━━ Extracted records ━━
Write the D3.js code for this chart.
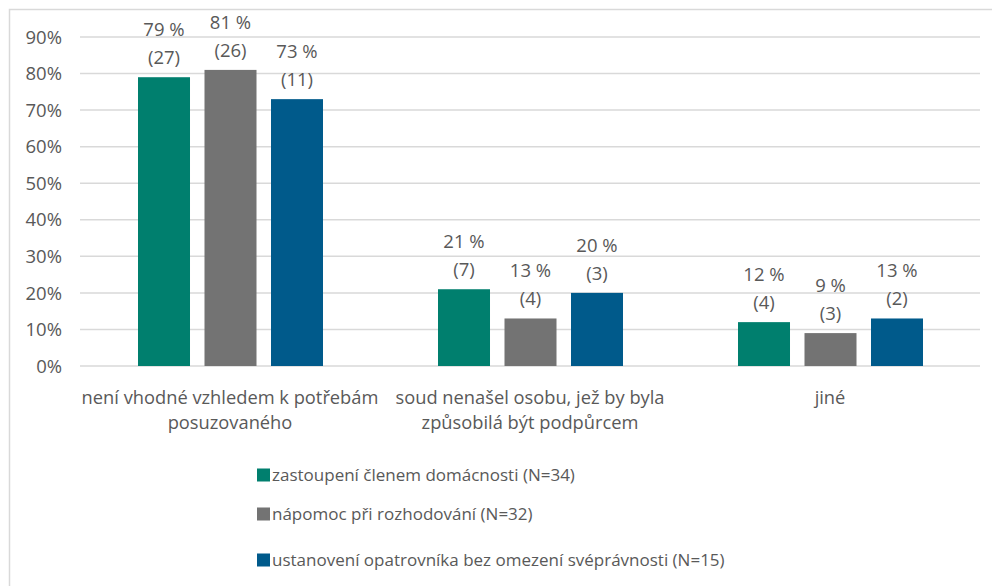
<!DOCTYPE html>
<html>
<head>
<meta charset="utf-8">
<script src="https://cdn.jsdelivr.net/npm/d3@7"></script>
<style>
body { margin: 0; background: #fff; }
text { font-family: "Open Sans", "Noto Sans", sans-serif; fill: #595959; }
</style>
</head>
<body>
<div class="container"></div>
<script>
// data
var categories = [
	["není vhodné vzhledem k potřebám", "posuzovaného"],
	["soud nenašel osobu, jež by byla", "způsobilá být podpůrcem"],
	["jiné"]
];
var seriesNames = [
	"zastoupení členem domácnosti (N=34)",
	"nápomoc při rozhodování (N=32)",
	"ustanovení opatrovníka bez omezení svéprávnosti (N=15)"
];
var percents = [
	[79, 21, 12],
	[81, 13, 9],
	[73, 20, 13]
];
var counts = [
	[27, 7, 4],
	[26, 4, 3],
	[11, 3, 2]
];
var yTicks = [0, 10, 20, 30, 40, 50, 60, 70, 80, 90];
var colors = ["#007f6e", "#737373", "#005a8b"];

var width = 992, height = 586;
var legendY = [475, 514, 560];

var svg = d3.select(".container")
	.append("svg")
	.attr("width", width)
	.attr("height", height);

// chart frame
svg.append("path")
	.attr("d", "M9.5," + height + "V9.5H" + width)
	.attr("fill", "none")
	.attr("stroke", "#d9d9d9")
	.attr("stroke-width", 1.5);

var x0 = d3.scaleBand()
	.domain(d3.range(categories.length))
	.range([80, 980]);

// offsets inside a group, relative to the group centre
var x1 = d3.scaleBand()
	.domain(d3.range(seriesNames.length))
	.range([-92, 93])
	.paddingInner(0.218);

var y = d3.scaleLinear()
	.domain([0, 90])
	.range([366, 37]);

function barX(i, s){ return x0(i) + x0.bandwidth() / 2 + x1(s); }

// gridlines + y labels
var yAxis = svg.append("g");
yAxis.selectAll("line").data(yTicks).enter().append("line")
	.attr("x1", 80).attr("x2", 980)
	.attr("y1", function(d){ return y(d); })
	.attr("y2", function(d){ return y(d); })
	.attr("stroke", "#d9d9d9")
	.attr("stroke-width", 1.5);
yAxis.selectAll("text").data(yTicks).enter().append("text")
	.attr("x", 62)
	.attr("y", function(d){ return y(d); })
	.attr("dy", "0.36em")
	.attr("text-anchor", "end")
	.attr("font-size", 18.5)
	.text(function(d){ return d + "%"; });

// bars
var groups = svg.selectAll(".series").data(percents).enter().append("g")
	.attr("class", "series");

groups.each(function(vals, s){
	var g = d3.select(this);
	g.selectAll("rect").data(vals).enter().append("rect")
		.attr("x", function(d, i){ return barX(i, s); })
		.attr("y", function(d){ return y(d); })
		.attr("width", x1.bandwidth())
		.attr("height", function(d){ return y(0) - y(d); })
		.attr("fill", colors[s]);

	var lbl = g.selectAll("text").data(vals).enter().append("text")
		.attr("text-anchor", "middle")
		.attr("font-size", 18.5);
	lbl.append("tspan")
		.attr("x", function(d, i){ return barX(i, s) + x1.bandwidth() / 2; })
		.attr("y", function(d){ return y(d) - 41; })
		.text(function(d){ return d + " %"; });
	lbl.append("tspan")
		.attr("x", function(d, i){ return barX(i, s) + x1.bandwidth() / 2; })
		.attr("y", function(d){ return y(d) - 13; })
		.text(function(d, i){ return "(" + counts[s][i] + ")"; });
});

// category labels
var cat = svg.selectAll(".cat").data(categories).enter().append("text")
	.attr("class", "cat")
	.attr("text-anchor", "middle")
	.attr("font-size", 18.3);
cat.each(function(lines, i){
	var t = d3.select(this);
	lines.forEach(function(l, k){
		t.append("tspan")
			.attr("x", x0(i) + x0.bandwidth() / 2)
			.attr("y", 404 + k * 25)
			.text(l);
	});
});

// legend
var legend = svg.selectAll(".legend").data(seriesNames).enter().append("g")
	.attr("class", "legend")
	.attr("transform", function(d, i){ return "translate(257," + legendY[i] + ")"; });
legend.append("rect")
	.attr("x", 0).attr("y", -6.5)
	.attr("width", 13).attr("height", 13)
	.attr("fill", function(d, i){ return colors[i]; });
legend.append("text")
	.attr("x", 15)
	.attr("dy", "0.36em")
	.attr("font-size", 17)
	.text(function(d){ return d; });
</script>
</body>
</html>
━━━
━━ Extracted records ━━
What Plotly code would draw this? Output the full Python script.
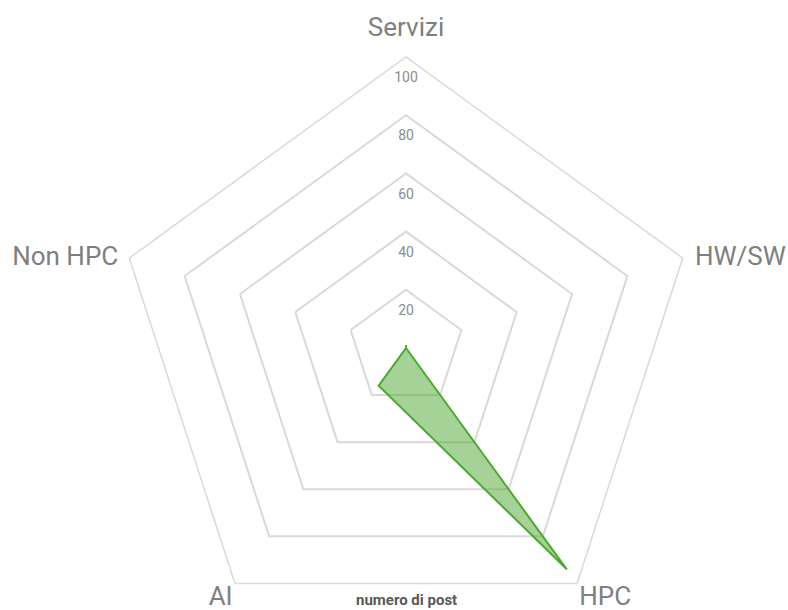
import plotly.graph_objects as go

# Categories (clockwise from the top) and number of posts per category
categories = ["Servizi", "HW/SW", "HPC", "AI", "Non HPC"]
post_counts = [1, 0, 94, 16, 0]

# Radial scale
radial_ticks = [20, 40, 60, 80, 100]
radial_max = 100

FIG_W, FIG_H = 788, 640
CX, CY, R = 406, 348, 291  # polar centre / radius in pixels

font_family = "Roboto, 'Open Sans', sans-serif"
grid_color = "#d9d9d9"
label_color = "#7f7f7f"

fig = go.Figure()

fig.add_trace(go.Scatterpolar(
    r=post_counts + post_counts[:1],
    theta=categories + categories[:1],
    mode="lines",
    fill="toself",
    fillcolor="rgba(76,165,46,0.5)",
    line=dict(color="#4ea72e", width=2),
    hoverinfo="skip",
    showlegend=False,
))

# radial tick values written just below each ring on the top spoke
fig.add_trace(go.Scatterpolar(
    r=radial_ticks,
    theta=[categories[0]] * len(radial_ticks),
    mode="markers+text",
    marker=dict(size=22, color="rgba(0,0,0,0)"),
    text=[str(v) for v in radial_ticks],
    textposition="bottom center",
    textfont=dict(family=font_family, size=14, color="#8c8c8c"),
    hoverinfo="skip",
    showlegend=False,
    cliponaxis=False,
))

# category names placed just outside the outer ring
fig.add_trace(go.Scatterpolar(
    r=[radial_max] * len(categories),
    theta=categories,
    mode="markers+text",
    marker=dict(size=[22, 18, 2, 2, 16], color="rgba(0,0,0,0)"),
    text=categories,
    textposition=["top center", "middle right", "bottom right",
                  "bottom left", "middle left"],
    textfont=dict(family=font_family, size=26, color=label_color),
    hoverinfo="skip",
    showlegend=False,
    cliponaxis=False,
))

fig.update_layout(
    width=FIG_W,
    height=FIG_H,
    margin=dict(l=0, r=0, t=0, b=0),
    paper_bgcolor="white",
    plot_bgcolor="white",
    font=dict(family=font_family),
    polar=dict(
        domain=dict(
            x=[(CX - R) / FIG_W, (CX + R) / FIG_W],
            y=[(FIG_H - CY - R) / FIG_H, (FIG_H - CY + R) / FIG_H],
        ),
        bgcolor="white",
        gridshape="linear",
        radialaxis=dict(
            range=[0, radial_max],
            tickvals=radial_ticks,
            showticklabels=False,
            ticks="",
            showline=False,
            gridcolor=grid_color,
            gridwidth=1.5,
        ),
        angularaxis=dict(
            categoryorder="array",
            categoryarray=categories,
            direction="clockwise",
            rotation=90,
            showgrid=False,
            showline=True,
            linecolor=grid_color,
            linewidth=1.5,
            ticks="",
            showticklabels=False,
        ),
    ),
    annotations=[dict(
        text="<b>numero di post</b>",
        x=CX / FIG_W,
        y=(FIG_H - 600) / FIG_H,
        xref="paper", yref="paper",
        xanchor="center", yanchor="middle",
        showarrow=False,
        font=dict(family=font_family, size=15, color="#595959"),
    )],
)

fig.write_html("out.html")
━━━
Set exercise ::
Nothing but the lines from the one with "Write the D3.js code for this chart." down to the one with "return x0(i) +" should be printed, both of them included. Leave out the pictures.

Right answer ::
Write the D3.js code for this chart.
<!DOCTYPE html>
<html>
<head>
<meta charset="utf-8">
<script src="https://cdn.jsdelivr.net/npm/d3@7"></script>
<style>
body { margin: 0; background: #fff; }
text { font-family: "Open Sans", "Noto Sans", sans-serif; fill: #595959; }
</style>
</head>
<body>
<div class="container"></div>
<script>
// data
var categories = [
	["není vhodné vzhledem k potřebám", "posuzovaného"],
	["soud nenašel osobu, jež by byla", "způsobilá být podpůrcem"],
	["jiné"]
];
var seriesNames = [
	"zastoupení členem domácnosti (N=34)",
	"nápomoc při rozhodování (N=32)",
	"ustanovení opatrovníka bez omezení svéprávnosti (N=15)"
];
var percents = [
	[79, 21, 12],
	[81, 13, 9],
	[73, 20, 13]
];
var counts = [
	[27, 7, 4],
	[26, 4, 3],
	[11, 3, 2]
];
var yTicks = [0, 10, 20, 30, 40, 50, 60, 70, 80, 90];
var colors = ["#007f6e", "#737373", "#005a8b"];

var width = 992, height = 586;
var legendY = [475, 514, 560];

var svg = d3.select(".container")
	.append("svg")
	.attr("width", width)
	.attr("height", height);

// chart frame
svg.append("path")
	.attr("d", "M9.5," + height + "V9.5H" + width)
	.attr("fill", "none")
	.attr("stroke", "#d9d9d9")
	.attr("stroke-width", 1.5);

var x0 = d3.scaleBand()
	.domain(d3.range(categories.length))
	.range([80, 980]);

// offsets inside a group, relative to the group centre
var x1 = d3.scaleBand()
	.domain(d3.range(seriesNames.length))
	.range([-92, 93])
	.paddingInner(0.218);

var y = d3.scaleLinear()
	.domain([0, 90])
	.range([366, 37]);

function barX(i, s){ return x0(i) + x0.bandwidth() / 2 + x1(s); }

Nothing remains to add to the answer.